The reaction of the LP establishment in Stoke was pretty abysmal if not altogether surprising. Labour shares power in an unholy alliance on the Council with the Independents, Tories and Liberals. It went from 23 seats to just 16. Labour's establishment seemed more concerned about what effect this would have within their Popular Front in terms of how many Chairs of Committees they would have! At a time when the election showed that workers have failed to turn up to vote Labour as they find it increasingly difficult to discern them from the Tories, the Council's elected Labour Mayor, Mark Merdith, called for "a period of conciliation and progress on the Council, rather than political sparring and point scoring."

He said that many of the Councillors had lost their seats because they had taken difficult decisions, such as the Council's decision to close many of the City's failing schools. But what this amounts to is saying that they lost seats for the entirely deserved reason that instead of standing on the side of the workers whose Party they are, they stood instead with the Tories, and Liberals. Instead of learning the lesson of that, and realising that the LP, as the Party of the working class, should be taking hard decisions in the other direction, hard because it means standing up against the capitalist class, and against Brown's Government, all they could offer was more of the same! Outgoing Council Leader, and former MEP, Mike Tappin, commented that the decisions that cost him his seat were the right decisions for the City!!!! Tappin, is an educated man, he was County Councillor in the same ward and at the same time that I was a City Councillor, he's a college lecturer. So how come he can come up with such drivel. What is this City if it isn't the people that live in it? And the vast majority of those people are workers, the workers that the LP is supposed to represent. So no Mike, the workers of the City, and, therefore, the City itself has told you clearly these were not the right decisions! You should have been acting in support of the workers, and you didn't. That was the only thing required of you and you failed. That's why you paid the price, that's why the BNP is growing in strength.

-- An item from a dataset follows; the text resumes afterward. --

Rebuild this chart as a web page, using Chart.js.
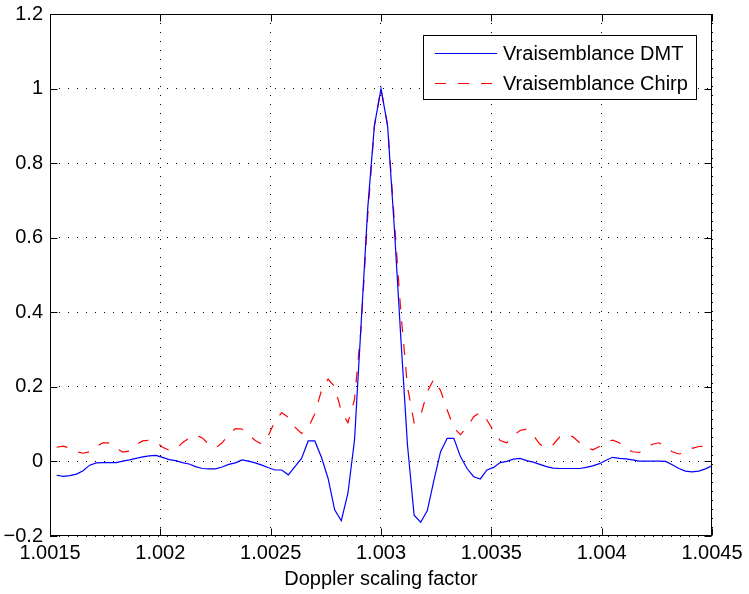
<!DOCTYPE html>
<html>
<head>
<meta charset="utf-8">
<script src="https://cdn.jsdelivr.net/npm/chart.js@4.4.1/dist/chart.umd.min.js"></script>
<style>
    html, body { margin: 0; padding: 0; background: #fff; }
</style>
</head>
<body>
<canvas id="chart" width="749" height="594"></canvas>
<script>
// Facteur Doppler (axe x)
const doppler = [
    1.00153, 1.00156, 1.00159, 1.00162, 1.00165, 1.00168, 1.00171, 1.00174, 1.00177, 1.00180,
    1.00183, 1.00186, 1.00189, 1.00192, 1.00195, 1.00198, 1.00201, 1.00204, 1.00207, 1.00210,
    1.00213, 1.00216, 1.00219, 1.00222, 1.00225, 1.00228, 1.00231, 1.00234, 1.00237, 1.00240,
    1.00243, 1.00246, 1.00249, 1.00252, 1.00255, 1.00258, 1.00261, 1.00264, 1.00267, 1.00270,
    1.00273, 1.00276, 1.00279, 1.00282, 1.00285, 1.00288, 1.00291, 1.00294, 1.00297, 1.00300,
    1.00303, 1.00306, 1.00309, 1.00312, 1.00315, 1.00318, 1.00321, 1.00324, 1.00327, 1.00330,
    1.00333, 1.00336, 1.00339, 1.00342, 1.00345, 1.00348, 1.00351, 1.00354, 1.00357, 1.00360,
    1.00363, 1.00366, 1.00369, 1.00372, 1.00375, 1.00378, 1.00381, 1.00384, 1.00387, 1.00390,
    1.00393, 1.00396, 1.00399, 1.00402, 1.00405, 1.00408, 1.00411, 1.00414, 1.00417, 1.00420,
    1.00423, 1.00426, 1.00429, 1.00432, 1.00435, 1.00438, 1.00441, 1.00444, 1.00447, 1.00450
];

// Vraisemblance DMT
const dmtValues = [
    -0.037, -0.040, -0.038, -0.034, -0.025, -0.010, -0.004, -0.003, -0.003, -0.003,
    0.001, 0.004, 0.008, 0.012, 0.015, 0.016, 0.011, 0.005, 0.002, -0.003,
    -0.007, -0.014, -0.019, -0.020, -0.020, -0.015, -0.008, -0.004, 0.004, 0.001,
    -0.004, -0.010, -0.017, -0.023, -0.023, -0.036, -0.014, 0.008, 0.055, 0.055,
    0.011, -0.045, -0.130, -0.159, -0.086, 0.057, 0.370, 0.680, 0.900, 1.000,
    0.900, 0.630, 0.330, 0.044, -0.144, -0.163, -0.132, -0.050, 0.026, 0.062,
    0.062, 0.013, -0.019, -0.041, -0.047, -0.023, -0.016, -0.003, 0.000, 0.006,
    0.008, 0.002, -0.002, -0.008, -0.014, -0.018, -0.019, -0.019, -0.019, -0.019,
    -0.016, -0.012, -0.006, 0.003, 0.011, 0.008, 0.007, 0.004, 0.001, 0.001,
    0.001, 0.001, 0.000, -0.009, -0.019, -0.026, -0.028, -0.026, -0.020, -0.012
];

// Vraisemblance Chirp
const chirpValues = [
    0.038, 0.041, 0.036, 0.026, 0.022, 0.026, 0.040, 0.050, 0.050, 0.035,
    0.025, 0.028, 0.045, 0.055, 0.057, 0.053, 0.038, 0.030, 0.033, 0.050,
    0.062, 0.072, 0.063, 0.046, 0.036, 0.050, 0.072, 0.088, 0.087, 0.072,
    0.056, 0.046, 0.070, 0.108, 0.131, 0.118, 0.092, 0.075, 0.090, 0.128,
    0.190, 0.221, 0.200, 0.135, 0.104, 0.166, 0.360, 0.660, 0.900, 1.000,
    0.900, 0.650, 0.400, 0.200, 0.104, 0.124, 0.187, 0.221, 0.190, 0.138,
    0.090, 0.072, 0.092, 0.120, 0.132, 0.111, 0.082, 0.056, 0.050, 0.070,
    0.083, 0.087, 0.070, 0.046, 0.036, 0.045, 0.066, 0.073, 0.066, 0.050,
    0.038, 0.031, 0.040, 0.053, 0.057, 0.050, 0.034, 0.026, 0.024, 0.035,
    0.046, 0.050, 0.038, 0.026, 0.020, 0.024, 0.035, 0.040, 0.041, 0.040
];

// Graduations
const xTicks = [1.0015, 1.002, 1.0025, 1.003, 1.0035, 1.004, 1.0045];
const xTickLabels = ["1.0015", "1.002", "1.0025", "1.003", "1.0035", "1.004", "1.0045"];
const yTicks = [-0.2, 0, 0.2, 0.4, 0.6, 0.8, 1, 1.2];
const yTickLabels = ["\u22120.2", "0", "0.2", "0.4", "0.6", "0.8", "1", "1.2"];

const FONT = "'Liberation Sans', Arial, Helvetica, sans-serif";
const chirpDash = [11, 12];

// pas de marge automatique autour des axes : la zone de tracé est fixée par layout.padding
function noAxisPadding(s) {
    s.paddingTop = 0;
    s.paddingBottom = 0;
    s.paddingLeft = 0;
    s.paddingRight = 0;
}

// Cadre, graduations vers l'intérieur et légende façon Matlab
const matlabFrame = {
    id: "matlabFrame",
    afterDraw(chart) {
        const { ctx, chartArea: a, scales } = chart;
        ctx.save();
        ctx.strokeStyle = "#000";
        ctx.lineWidth = 1;
        const L = Math.round(a.left) + 0.5, R = Math.round(a.right) - 0.5;
        const T = Math.round(a.top) + 0.5, B = Math.round(a.bottom) - 0.5;
        ctx.strokeRect(L, T, R - L, B - T);
        ctx.beginPath();
        xTicks.forEach(v => {
            const px = Math.round(scales.x.getPixelForValue(v)) + 0.5;
            ctx.moveTo(px, B); ctx.lineTo(px, B - 7);
            ctx.moveTo(px, T); ctx.lineTo(px, T + 7);
        });
        yTicks.forEach(v => {
            const py = Math.round(scales.y.getPixelForValue(v)) + 0.5;
            ctx.moveTo(L, py); ctx.lineTo(L + 7, py);
            ctx.moveTo(R, py); ctx.lineTo(R - 7, py);
        });
        ctx.stroke();

        // légende
        const bx = 423.5, by = 35.5, bw = 273, bh = 64;
        ctx.fillStyle = "#fff";
        ctx.fillRect(bx, by, bw, bh);
        ctx.strokeRect(bx, by, bw, bh);
        ctx.font = "20px " + FONT;
        ctx.textBaseline = "middle";
        chart.data.datasets.forEach((ds, i) => {
            const ly = Math.round(by + 17 + i * 30) + 0.5;
            ctx.strokeStyle = ds.borderColor;
            ctx.setLineDash(ds.borderDash || []);
            ctx.beginPath();
            ctx.moveTo(435, ly);
            ctx.lineTo(497, ly);
            ctx.stroke();
            ctx.setLineDash([]);
            ctx.fillStyle = "#000";
            ctx.fillText(ds.label, 503, ly + 1);
        });
        ctx.restore();
    }
};

const ctx = document.getElementById("chart").getContext("2d");

new Chart(ctx, {
    type: "line",
    data: {
        datasets: [
            {
                label: "Vraisemblance DMT",
                data: doppler.map((d, i) => ({ x: d, y: dmtValues[i] })),
                borderColor: "#0000ff",
                borderWidth: 1.2,
                pointRadius: 0,
                tension: 0
            },
            {
                label: "Vraisemblance Chirp",
                data: doppler.map((d, i) => ({ x: d, y: chirpValues[i] })),
                borderColor: "#ff0000",
                borderWidth: 1.2,
                borderDash: chirpDash,
                pointRadius: 0,
                tension: 0
            }
        ]
    },
    options: {
        responsive: false,
        animation: false,
        devicePixelRatio: 1,
        layout: { padding: { left: 0, right: 37, top: 14, bottom: 0 } },
        plugins: {
            legend: { display: false },
            tooltip: { enabled: false }
        },
        scales: {
            x: {
                type: "linear",
                min: 1.0015,
                max: 1.0045,
                afterBuildTicks: s => { s.ticks = xTicks.map(v => ({ value: v })); },
                afterFit: s => { s.height = 58; noAxisPadding(s); },
                ticks: {
                    callback: (v, i) => xTickLabels[i],
                    font: { family: FONT, size: 20 },
                    color: "#000",
                    padding: 5,
                    maxRotation: 0,
                    autoSkip: false
                },
                grid: { color: "#000", lineWidth: 1, drawTicks: false },
                border: { display: false, dash: [1, 8] },
                title: {
                    display: true,
                    text: "Doppler scaling factor",
                    font: { family: FONT, size: 20 },
                    color: "#000",
                    padding: { top: 0, bottom: 3 }
                }
            },
            y: {
                type: "linear",
                min: -0.2,
                max: 1.2,
                afterBuildTicks: s => { s.ticks = yTicks.map(v => ({ value: v })); },
                afterFit: s => { s.width = 50; noAxisPadding(s); },
                ticks: {
                    callback: (v, i) => yTickLabels[i],
                    font: { family: FONT, size: 20 },
                    color: "#000",
                    padding: 7,
                    autoSkip: false
                },
                grid: { color: "#000", lineWidth: 1, drawTicks: false },
                border: { display: false, dash: [1, 8] }
            }
        }
    },
    plugins: [matlabFrame]
});
</script>
</body>
</html>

The message it seems to me is clear. New Labour has disappeared up its own arse. Its very premise, the only reason that ordinary LP members tolerated it, was because it was winning, and after a period of so long out of office, for a Party based on electoralism, that was a powerful incentive. But not only is New Labour now not winning, but it has led Labour to the worst defeats in 40 years, as far back as the period of Harold Wilson and his attacks on the working class through In Place of Strife. There is no reason for ordinary LP members to tolerate New Labour toryism any longer, indeed if Labour is to have any chance of winning the next election by getting back its core working class support, more importantly if the BNP are to be prevented from entrenching themselves as a major alternative worker's party - in that very basic sense of being a party to which workers turn for answers to their problems - then New Labour has to be ditched, and ordinary rank and file members have to begin by turning out into the Community, have to become a Party of radical opposition, including, and especially to Labour Councils themselves where they attack workers interests, and thereby rejuvenate the Party at its grass roots level, providing the new fresh forces the Labour Movement needs to take the battle forward.

But that will not happen without determined militants organising and leading that kind of activity. That means the forces of Marxism of all shades, essentially who, currently, in the main, stand in splendid isolation outside the Party. Only those forces have the kind of skills, the dedication, and basic Programme required to engage in such a campaign. The opportunity is their for the Left to take, or once again to squander.